It was a Friday night, and one of my baby sisters was having
her Sweet 16 birthday party. In those days Dads didn’t go out and find a
catering hall or a 5-piece band. No, Dads in those days gave you the basement
and $15 for potato chips and pizza and some sodas. After all, the basement was
meant for coming out parties, it was the social event of your 16 years if you
were a girl.
The young new socialite left rules for the family to follow.
NO family member was to be downstairs, no spying, laughing at the boy friends,
and positively no brother to be seem or heard until Saturday at the earliest.
Mom was to enforce this rule and I was supposedly going to
follow it. This was like saying there will be a high mass at the Vatican, but
NO pope is allowed! Little did sis understand that I go where the pizza goes.
That night from some odd quirk in the cosmos, I found myself
standing in the basement amid a group of boys. They seemed to be in a huddle
and my curiosity was peaked as I approached them.
One of them spoke up.
“He’s going to kill himself”, pointing to a friend next to
him.
“Oh! Why?”
“Because she won’t talk to him anymore!” pointing to a young
lady across the room.
“He better not do it down here, my mother hates a mess, and
my sister will have to clean it up!”
The saddened lover looks at me and asks if I have a gun.

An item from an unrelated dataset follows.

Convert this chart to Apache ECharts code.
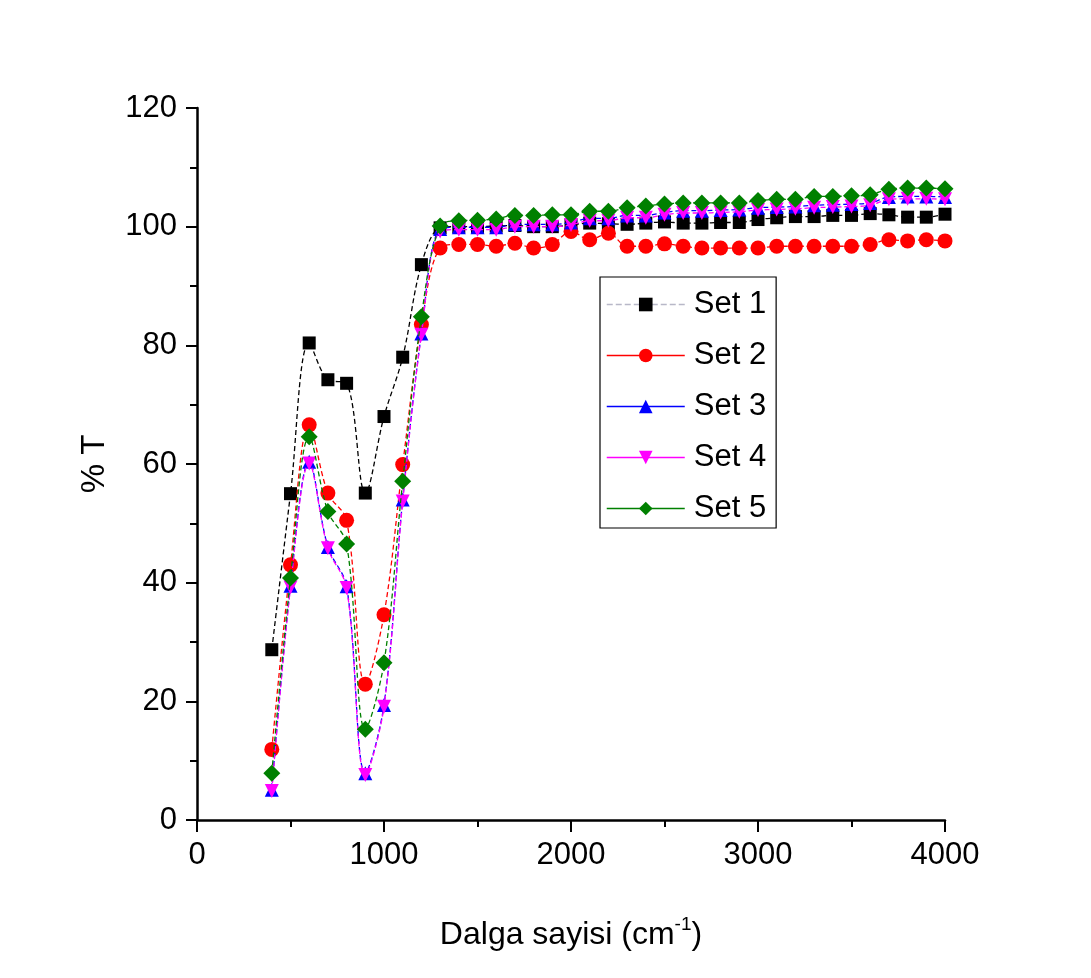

“I have a caulking gun, but we’d have to go to the hardware
store for caulking.”
“My life is over. Maybe I can lay down on the railroad
tracks!” (We lived just down the street from the Bellport Railroad Station.)
I considered his plan and suggested that that would be a
good plan, since we had no caulking for the gun.

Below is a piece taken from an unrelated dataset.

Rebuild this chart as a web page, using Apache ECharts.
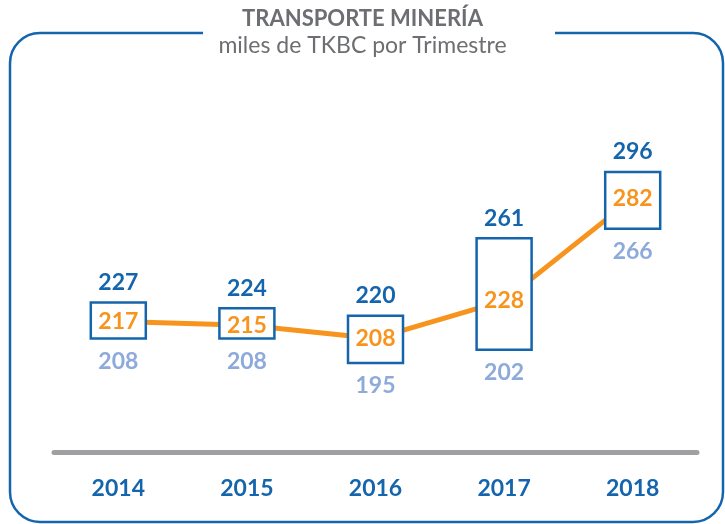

“What time does the train come?” he asked.
“East bound or west bound?” I enquired.
He shrugged his shoulders and asked: “What do you mean?”

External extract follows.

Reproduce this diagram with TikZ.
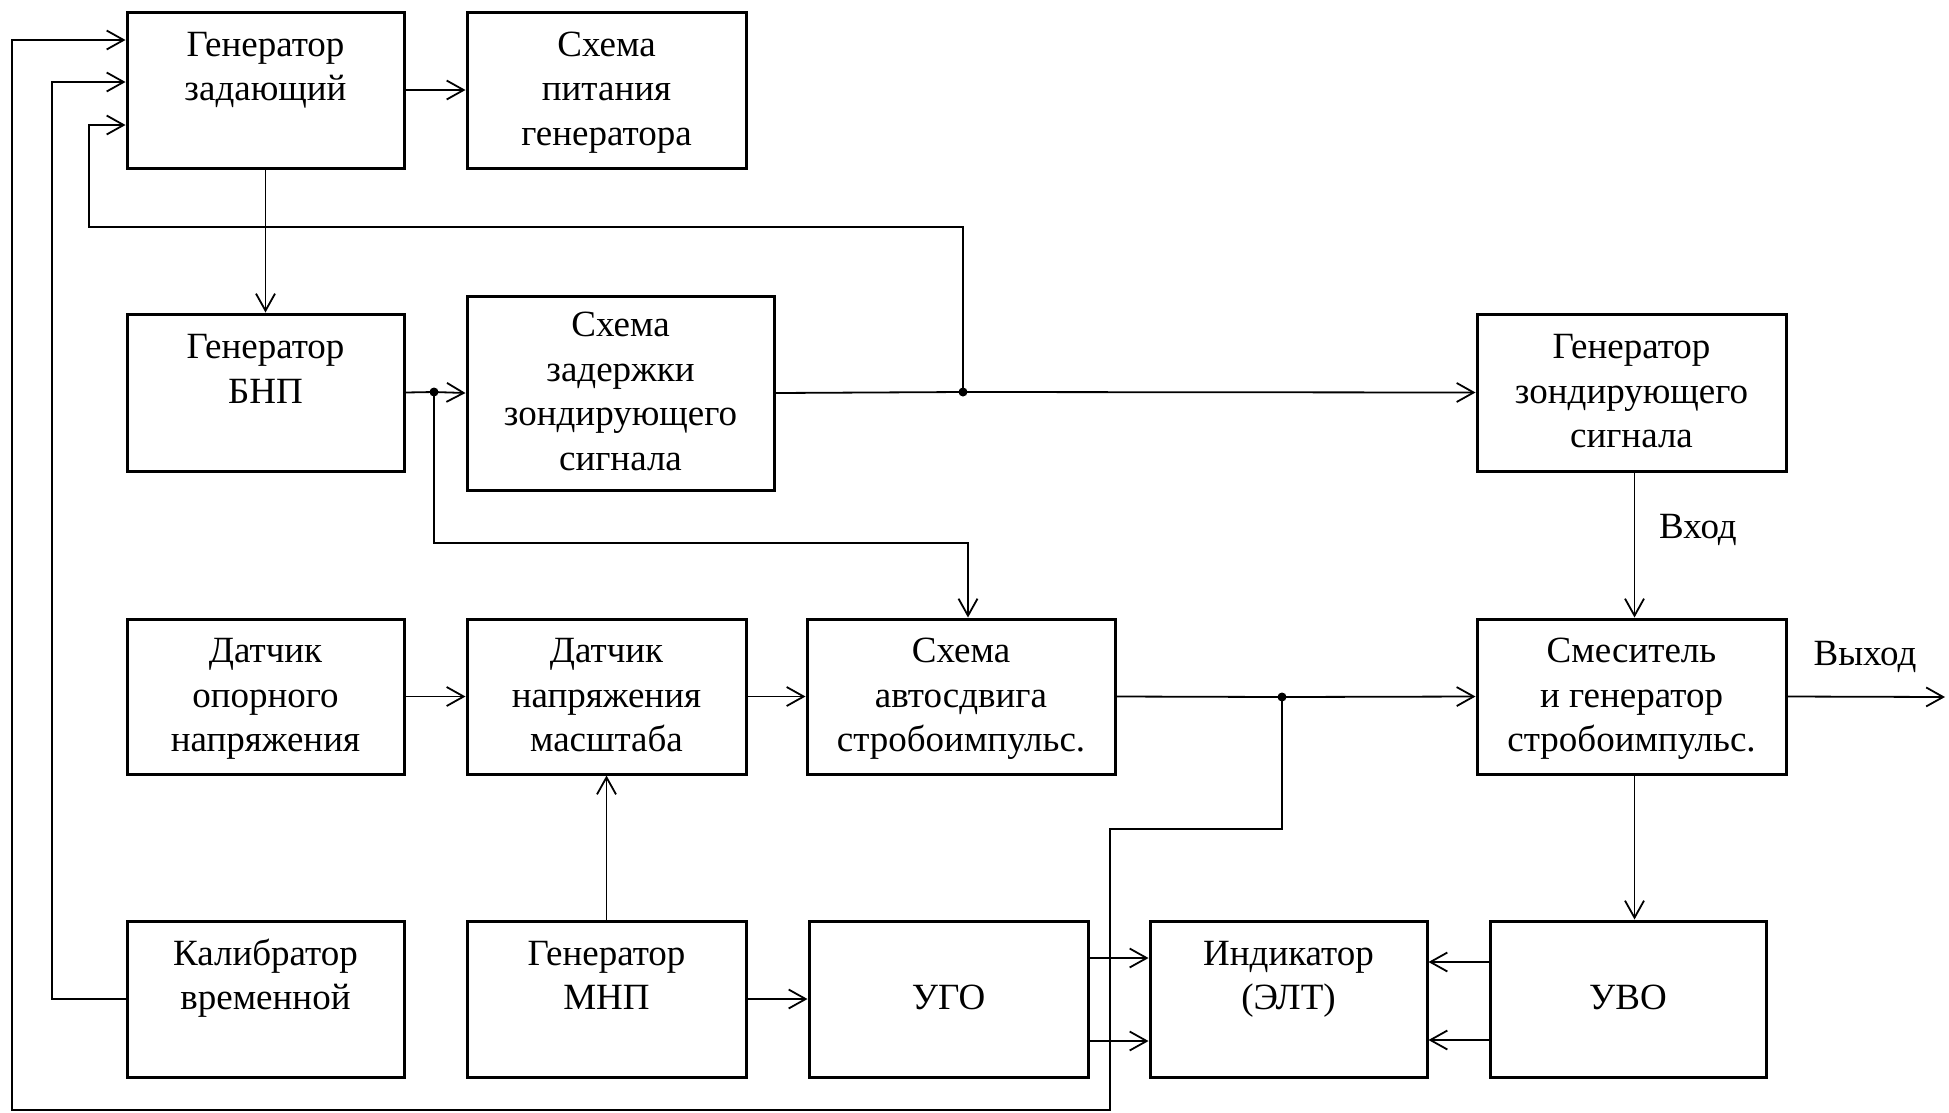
\documentclass[tikz,border=0pt]{standalone}
\usepackage{fontspec}
\setmainfont{Liberation Serif}
\usetikzlibrary{arrows.meta,calc}
% fixed height of the first line and depth of the last line of a block text
\newcommand\toprule{\rule{0pt}{30pt}}
\newcommand\botrule{\rule[-9pt]{0pt}{0pt}}
% block: name, x1, y1, x2, y2, text (coordinates in points, y downwards)
\newcommand\blk[6]{\node[blk, minimum width={#4-#2}, minimum height={#5-#3}] (#1) at ({(#2+#4)/2},{(#3+#5)/2}) {\toprule#6\botrule};}
\begin{document}
\begin{tikzpicture}[x=1pt,y=-1pt,
  blk/.style={draw, line width=3pt, inner sep=0pt, align=center,
    font=\fontsize{37}{44.5}\selectfont},
  wire/.style={line width=1.8pt, line join=miter},
  arr/.style={wire, -{Straight Barb[length=17pt,width=19pt,line width=1.8pt]}},
  jdot/.style={circle, fill, inner sep=0pt, minimum size=9pt},
  lbl/.style={font=\fontsize{37}{44.5}\selectfont, inner sep=0pt}]
\useasboundingbox (0,0) rectangle (1949,1112);

% blocks
\blk{GZ}{127}{12}{404}{168}{Генератор\\задающий\\~}
\blk{SP}{467}{12}{746}{168}{Схема\\питания\\генератора}
\blk{GB}{127}{314}{404}{471}{Генератор\\БНП\\~}
\blk{SZ}{467}{296}{774}{490}{Схема\\задержки\\зондирующего\\сигнала}
\blk{GZS}{1477}{314}{1786}{471}{Генератор\\зондирующего\\сигнала}
\blk{DO}{127}{619}{404}{774}{Датчик\\опорного\\напряжения}
\blk{DN}{467}{619}{746}{774}{Датчик\\напряжения\\масштаба}
\blk{SA}{807}{619}{1115}{774}{Схема\\автосдвига\\стробоимпульс.}
\blk{SM}{1477}{619}{1786}{774}{Смеситель\\и генератор\\стробоимпульс.}
\blk{KV}{127}{921}{404}{1077}{Калибратор\\временной\\~}
\blk{GM}{467}{921}{746}{1077}{Генератор\\МНП\\~}
\blk{UGO}{809}{921}{1088}{1077}{УГО}
\blk{IND}{1150}{921}{1427}{1077}{Индикатор\\(ЭЛТ)\\~}
\blk{UVO}{1490}{921}{1766}{1077}{УВО}

% junctions and free end
\coordinate (J1) at (963,392);
\coordinate (J2) at (434,392);
\coordinate (J3) at (1282,697);
\coordinate (out) at (1945,697);

% labels
\node[lbl] (vhod) at (1698,530) {Вход};
\node[lbl] (vyhod) at (1865,657) {Выход};

% top row
\draw[arr] (GZ.east) -- (SP.west);
\draw[arr] (GZ.south) -- (GB.north);

% delay chain
\draw[wire] (GB.east) -- (J2);
\draw[arr] (J2) -- (SZ.west);
\draw[wire] (SZ.east) -- (J1);
\draw[arr] (J1) -- (GZS.west);
\draw[arr] (J1) |- (89,227) |- ([yshift=-35pt]GZ.west);
\draw[arr] (J2) |- (968,543) -- ([xshift=7pt]SA.north);

% probe generator to mixer
\draw[arr] ([xshift=3pt]GZS.south) -- ([xshift=3pt]SM.north);

% third row
\draw[arr] (DO.east) -- (DN.west);
\draw[arr] (DN.east) -- (SA.west);
\draw[wire] (SA.east) -- (J3);
\draw[arr] (J3) -- (SM.west);
\draw[arr] (SM.east) -- (out);
\draw[arr] (GM.north) -- (DN.south);

% bottom row
\draw[arr] (GM.east) -- (UGO.west);
\draw[arr] ([yshift=41pt]UGO.east) -- ([yshift=41pt]IND.west);
\draw[arr] ([yshift=-42pt]UGO.east) -- ([yshift=-42pt]IND.west);
\draw[arr] ([yshift=37pt]UVO.west) -- ([yshift=37pt]IND.east);
\draw[arr] ([yshift=-41pt]UVO.west) -- ([yshift=-41pt]IND.east);
\draw[arr] ([xshift=3pt]SM.south) -- ([xshift=3pt]SM.south |- UVO.north);

% feedback loops to the master generator
\draw[arr] (KV.west) -| (52,82) -- ([yshift=8pt]GZ.west);
\draw[arr] (J3) -- (1282,829) -- (1110,829) -- (1110,1110) -- (12,1110) -- (12,40) -- ([yshift=50pt]GZ.west);

% junction dots
\node[jdot] (d1) at (J1) {};
\node[jdot] (d2) at (J2) {};
\node[jdot] (d3) at (J3) {};
\end{tikzpicture}
\end{document}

“Well” I continued, “If you don’t know which way the train
is going, how can you do the job right?” I suggested matter of fact.
Shrugging his shoulders once again, (He was a real shrugger)
he answers: “Eastbound.”
“Wait here while I get a train schedule.” With that request
I go upstairs to my room and bring down the train schedule. Returning I corner
lover-boy and give him the bad news:
There isn’t a train until tomorrow morning! Can you get to
the station at 5:05 am?”
“My life is over, I can’t do anything right!” Dejected he
walks off.
It’s a good thing he didn’t say westbound; he would have had
to hurry!
The next morning as I went downstairs to check out the
basement under orders from mom, I look for bodies but all I found was empty
booze bottles, tucked away in the joists in the boiler room!